Labyrinth

The labyrinth at Southridge Community of Christ Church in Ridgefield. It is made up of seven, 18-inch wide circuits meant for walking to find peace and inner healing.

Southridge Community of Christ Church in Ridgefield opened an outdoor labyrinth for the community to “self-reflect” on Sept. 8. The labyrinth, built by church member Dan Jackson, is located next to the church at 400 NE 179th St., Ridgefield.

“(We) wanted to meet the spiritual needs of the community,” Dan Jackson’s wife Fae Jackson said. “Especially for people who may not be connected to a traditional church but still have a need for spirituality in their lives.”

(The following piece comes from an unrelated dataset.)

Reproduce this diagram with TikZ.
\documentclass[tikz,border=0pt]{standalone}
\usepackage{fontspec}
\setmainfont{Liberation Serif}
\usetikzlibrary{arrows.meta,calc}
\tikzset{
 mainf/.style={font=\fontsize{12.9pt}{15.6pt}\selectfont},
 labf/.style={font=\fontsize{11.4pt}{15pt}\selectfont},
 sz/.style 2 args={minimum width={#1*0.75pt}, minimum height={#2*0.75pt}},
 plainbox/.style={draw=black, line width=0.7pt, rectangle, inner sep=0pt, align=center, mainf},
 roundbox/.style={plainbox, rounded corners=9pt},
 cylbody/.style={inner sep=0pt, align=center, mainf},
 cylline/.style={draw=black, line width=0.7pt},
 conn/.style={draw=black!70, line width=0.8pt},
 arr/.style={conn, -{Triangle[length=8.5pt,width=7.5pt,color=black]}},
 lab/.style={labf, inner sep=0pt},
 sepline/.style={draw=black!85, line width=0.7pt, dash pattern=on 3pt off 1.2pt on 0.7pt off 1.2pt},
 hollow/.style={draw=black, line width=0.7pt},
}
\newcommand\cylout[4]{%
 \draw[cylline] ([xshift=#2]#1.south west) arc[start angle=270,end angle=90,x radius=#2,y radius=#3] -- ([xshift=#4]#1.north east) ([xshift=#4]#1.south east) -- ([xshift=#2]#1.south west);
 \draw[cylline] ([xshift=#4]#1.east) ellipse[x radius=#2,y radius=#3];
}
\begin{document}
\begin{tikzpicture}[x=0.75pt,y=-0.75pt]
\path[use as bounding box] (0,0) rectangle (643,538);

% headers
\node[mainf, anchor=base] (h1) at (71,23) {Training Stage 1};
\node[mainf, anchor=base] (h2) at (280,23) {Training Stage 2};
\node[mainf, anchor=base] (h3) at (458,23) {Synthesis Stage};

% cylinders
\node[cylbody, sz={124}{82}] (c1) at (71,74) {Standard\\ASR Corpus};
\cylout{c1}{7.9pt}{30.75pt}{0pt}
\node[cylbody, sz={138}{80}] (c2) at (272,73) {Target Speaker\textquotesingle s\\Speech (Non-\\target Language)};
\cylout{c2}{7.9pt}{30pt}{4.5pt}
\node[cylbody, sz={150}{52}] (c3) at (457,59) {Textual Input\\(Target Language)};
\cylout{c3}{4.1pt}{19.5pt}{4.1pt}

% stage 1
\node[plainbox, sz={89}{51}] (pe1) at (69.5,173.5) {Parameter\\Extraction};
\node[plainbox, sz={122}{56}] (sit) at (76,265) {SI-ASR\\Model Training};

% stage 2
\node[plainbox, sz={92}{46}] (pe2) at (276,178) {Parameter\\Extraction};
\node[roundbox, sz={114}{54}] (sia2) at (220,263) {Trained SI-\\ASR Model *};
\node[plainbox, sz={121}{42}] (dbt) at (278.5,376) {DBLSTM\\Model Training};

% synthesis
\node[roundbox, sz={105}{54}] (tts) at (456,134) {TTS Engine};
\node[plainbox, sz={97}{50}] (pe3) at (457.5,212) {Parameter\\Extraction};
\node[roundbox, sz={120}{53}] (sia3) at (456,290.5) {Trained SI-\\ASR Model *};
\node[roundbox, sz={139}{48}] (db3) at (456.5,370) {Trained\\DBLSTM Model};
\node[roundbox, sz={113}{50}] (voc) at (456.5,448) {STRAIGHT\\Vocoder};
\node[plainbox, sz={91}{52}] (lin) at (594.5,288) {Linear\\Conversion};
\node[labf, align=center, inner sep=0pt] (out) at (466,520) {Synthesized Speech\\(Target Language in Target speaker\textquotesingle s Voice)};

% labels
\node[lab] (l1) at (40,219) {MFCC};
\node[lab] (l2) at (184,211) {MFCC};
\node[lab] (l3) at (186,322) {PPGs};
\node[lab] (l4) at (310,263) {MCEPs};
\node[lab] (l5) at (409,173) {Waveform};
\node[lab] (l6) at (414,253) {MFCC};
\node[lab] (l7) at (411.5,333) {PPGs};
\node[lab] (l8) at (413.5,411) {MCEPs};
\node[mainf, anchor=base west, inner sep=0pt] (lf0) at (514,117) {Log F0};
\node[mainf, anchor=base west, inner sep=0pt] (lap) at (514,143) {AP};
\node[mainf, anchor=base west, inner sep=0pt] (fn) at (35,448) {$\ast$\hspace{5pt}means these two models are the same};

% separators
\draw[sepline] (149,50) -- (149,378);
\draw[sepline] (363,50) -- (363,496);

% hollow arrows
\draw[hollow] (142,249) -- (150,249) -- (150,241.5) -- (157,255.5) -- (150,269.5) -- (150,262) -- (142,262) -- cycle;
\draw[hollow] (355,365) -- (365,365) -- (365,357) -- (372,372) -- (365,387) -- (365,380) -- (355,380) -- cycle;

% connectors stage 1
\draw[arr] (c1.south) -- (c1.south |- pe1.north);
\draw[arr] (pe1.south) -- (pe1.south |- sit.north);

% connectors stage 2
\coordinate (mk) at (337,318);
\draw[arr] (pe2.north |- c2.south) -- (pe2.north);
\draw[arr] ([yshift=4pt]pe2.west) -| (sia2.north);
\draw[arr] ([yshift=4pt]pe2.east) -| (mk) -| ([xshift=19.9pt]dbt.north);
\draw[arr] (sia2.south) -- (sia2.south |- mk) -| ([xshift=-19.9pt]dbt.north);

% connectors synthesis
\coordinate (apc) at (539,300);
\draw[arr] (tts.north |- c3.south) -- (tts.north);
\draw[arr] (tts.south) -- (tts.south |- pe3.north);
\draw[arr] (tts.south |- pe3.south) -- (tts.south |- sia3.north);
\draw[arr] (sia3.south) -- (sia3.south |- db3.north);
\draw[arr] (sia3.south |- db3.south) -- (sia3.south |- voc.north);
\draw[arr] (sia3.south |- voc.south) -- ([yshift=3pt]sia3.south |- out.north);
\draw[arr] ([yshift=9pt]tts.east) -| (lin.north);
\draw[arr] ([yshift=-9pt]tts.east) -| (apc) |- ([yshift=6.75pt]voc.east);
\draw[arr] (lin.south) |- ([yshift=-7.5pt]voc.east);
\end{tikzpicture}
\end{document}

A labyrinth is an ancient symbol patterned from geometric shapes of the natural world such as a spiral and a circle. The pathway starts on the outside and twists and turns until it reaches the middle. Throughout its history, the labyrinth has been a symbol of wholeness. The spiraling path and circle come together in the middle to represent a personal journey to a person’s “center” and back out into the world again.

Fae Jackson said the labyrinth at Community of Christ is modeled after the Chartres Labyrinth, a labyrinth in Paris, France built around A.D. 1200. The Chartres labyrinth is slightly larger, however, and has 11 “circuits,” or concentric rings around the middle. The Community of Christ labyrinth is seven circuits. 

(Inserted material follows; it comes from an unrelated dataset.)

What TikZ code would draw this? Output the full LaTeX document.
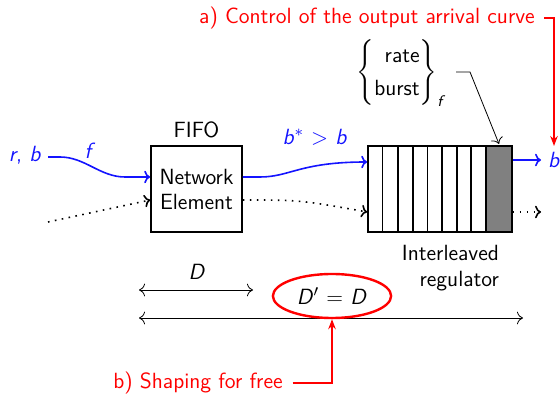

“It’s still the same pathway as the one in Chartres,” Fae Jackson said, explaining that the church didn’t have space for an 11-circuit replica. 

Dedication

Dan Jackson, the main builder of the labyrinth, reads a dedication plaque while talking to The Reflector on Sept. 20.

The Jacksons believe the location next to the I-5 corridor will give more people the opportunity to walk and self-reflect in the labyrinth and mentioned how their labyrinth is connected to the Worldwide Labyrinth Locator. 

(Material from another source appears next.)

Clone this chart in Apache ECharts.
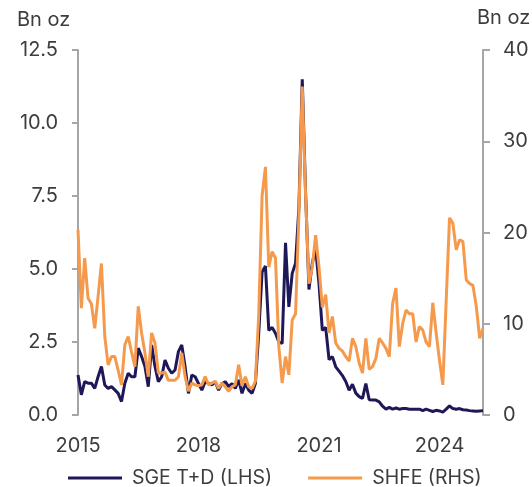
<!DOCTYPE html>
<html>
<head>
<meta charset="utf-8">
<script src="https://cdn.jsdelivr.net/npm/echarts@6/dist/echarts.min.js"></script>
<style>
html,body{margin:0;padding:0;background:#fff;}
#chart{width:532px;height:487px;}
</style>
</head>
<body>
<div id="chart"></div>
<script>
// Monthly, Jan 2015 .. Feb 2025
var startYear = 2015;
var months = [];
for (var i = 0; i < 122; i++) {
  var y = startYear + Math.floor(i / 12);
  var m = (i % 12) + 1;
  months.push(y + '-' + (m < 10 ? '0' + m : m));
}
var yearTickLabels = ['2015', '2018', '2021', '2024'];

// SGE T+D, Bn oz (left axis)
var sgeTD = [
  1.37, 0.69, 1.14, 1.09, 1.09, 0.91, 1.31, 1.66, 1.03, 0.91, 0.97, 0.86,
  0.74, 0.46, 1.09, 1.43, 1.31, 1.31, 2.29, 2.00, 1.66, 0.97, 2.40, 1.66,
  1.14, 1.31, 1.88, 1.60, 1.43, 1.54, 2.17, 2.40, 1.65, 0.74, 1.37, 1.31,
  1.08, 0.85, 1.14, 1.08, 1.03, 1.14, 0.85, 1.08, 1.14, 0.97, 1.08, 0.91,
  1.20, 0.74, 1.08, 0.85, 0.74, 1.08, 2.80, 4.90, 5.10, 2.90, 3.00, 2.80,
  2.50, 2.45, 5.90, 3.70, 4.85, 5.20, 7.10, 11.50, 7.60, 4.30, 5.20, 5.70,
  4.50, 2.90, 3.00, 1.90, 2.00, 1.65, 1.50, 1.35, 1.15, 0.85, 1.05, 0.75,
  0.63, 0.57, 1.08, 0.52, 0.51, 0.51, 0.45, 0.30, 0.20, 0.26, 0.20, 0.24,
  0.20, 0.22, 0.22, 0.20, 0.20, 0.20, 0.20, 0.15, 0.20, 0.16, 0.12, 0.16,
  0.14, 0.10, 0.20, 0.31, 0.22, 0.20, 0.22, 0.18, 0.17, 0.15, 0.14, 0.13,
  0.14, 0.15
];

// SHFE, Bn oz (right axis)
var shfe = [
  20.3, 11.7, 17.2, 12.8, 12.2, 9.5, 13.0, 16.6, 8.6, 5.5, 6.4, 6.4,
  4.9, 3.3, 7.7, 8.6, 6.9, 5.3, 11.9, 9.0, 6.8, 4.2, 9.0, 7.9,
  4.6, 4.6, 4.7, 3.8, 3.8, 3.8, 4.2, 6.8, 4.2, 2.6, 3.5, 3.3,
  3.2, 3.3, 4.2, 3.3, 3.5, 3.7, 2.9, 3.5, 3.1, 2.6, 3.1, 3.3,
  5.5, 3.2, 4.2, 3.1, 2.9, 3.7, 11.0, 24.0, 27.2, 16.2, 17.9, 17.2,
  7.5, 3.5, 6.4, 4.4, 10.4, 11.1, 22.0, 36.0, 24.0, 14.4, 16.2, 19.7,
  16.2, 11.8, 13.2, 9.0, 10.8, 7.9, 7.3, 7.0, 6.4, 5.9, 8.4, 7.5,
  5.7, 4.6, 8.4, 5.0, 5.3, 6.2, 8.4, 7.9, 7.3, 6.4, 12.2, 13.9,
  7.5, 10.0, 11.5, 11.1, 11.1, 8.0, 9.7, 9.3, 8.0, 7.5, 12.3, 9.0,
  6.0, 3.3, 12.5, 21.6, 21.0, 18.1, 19.2, 19.0, 14.8, 14.4, 14.2, 11.9,
  8.4, 9.5
];

var seriesNames = ['SGE T+D (LHS)', 'SHFE (RHS)'];
var navy = '#1e1858';
var orange = '#f59a4c';
var textColor = '#3d3d3d';
var axisColor = '#a6a6a6';
var fontFamily = 'Inter';
var fs = 20;

var chart = echarts.init(document.getElementById('chart'), null, {renderer: 'canvas'});
chart.setOption({
  animation: false,
  textStyle: {fontFamily: fontFamily},
  grid: {left: 78, right: 49, top: 50, bottom: 72, containLabel: false},
  graphic: [
    {type: 'text', left: 17, top: 10, style: {text: 'Bn oz', fill: textColor, font: fs + 'px ' + fontFamily}},
    {type: 'text', left: 477, top: 8, style: {text: 'Bn oz', fill: textColor, font: fs + 'px ' + fontFamily}}
  ],
  legend: {
    left: 63,
    top: 463,
    icon: 'rect',
    itemWidth: 54,
    itemHeight: 3,
    itemGap: 36,
    textStyle: {color: textColor, fontSize: 19.5, fontFamily: fontFamily, padding: [0, 0, 0, 5]},
    data: seriesNames
  },
  xAxis: {
    type: 'category',
    data: months,
    boundaryGap: false,
    axisLine: {show: false},
    axisTick: {show: false},
    splitLine: {show: false},
    axisLabel: {
      color: textColor,
      fontSize: fs,
      fontFamily: fontFamily,
      margin: 21,
      interval: function (index, value) { return yearTickLabels.indexOf(value.slice(0, 4)) >= 0 && value.slice(5) === '01'; },
      formatter: function (value) { return value.slice(0, 4); }
    }
  },
  yAxis: [
    {
      type: 'value',
      min: 0, max: 12.5, interval: 2.5,
      position: 'left',
      axisLine: {show: true, lineStyle: {color: axisColor, width: 2}},
      axisTick: {show: true, length: 6, lineStyle: {color: axisColor, width: 2}},
      splitLine: {show: false},
      axisLabel: {color: textColor, fontSize: fs, fontFamily: fontFamily, margin: 20,
        formatter: function (v) { return v.toFixed(1); }}
    },
    {
      type: 'value',
      min: 0, max: 40, interval: 10,
      position: 'right',
      axisLine: {show: true, lineStyle: {color: axisColor, width: 2}},
      axisTick: {show: true, length: 7, lineStyle: {color: axisColor, width: 2}},
      splitLine: {show: false},
      axisLabel: {color: textColor, fontSize: fs, fontFamily: fontFamily, margin: 20}
    }
  ],
  series: [
    {
      name: seriesNames[0], type: 'line', yAxisIndex: 0, data: sgeTD,
      showSymbol: false, symbol: 'none',
      lineStyle: {color: navy, width: 3}, itemStyle: {color: navy}
    },
    {
      name: seriesNames[1], type: 'line', yAxisIndex: 1, data: shfe,
      showSymbol: false, symbol: 'none',
      lineStyle: {color: orange, width: 3}, itemStyle: {color: orange}
    }
  ]
});
</script>
</body>
</html>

“We are one of the few that are ADA Accessible,” Dan Jackson said. According to the website, there are 766 ADA accessible outdoor labyrinths in the United States and 1,005 worldwide. 

Dan Jackson also made the path inside the labyrinth slightly wider to give people more space to reflect. 

“Most circuits are 12 inches, ours is 18,” he said. 

The Jacksons later mentioned that all materials for the labyrinth were locally sourced with the rocks in the center and benches coming from American Stone in Ridgefield. The labyrinth is located on the north side of the property at Community of Christ. Because it is both naturally and artificially lit, the labyrinth can be visited 24 hours a day, 7 days a week.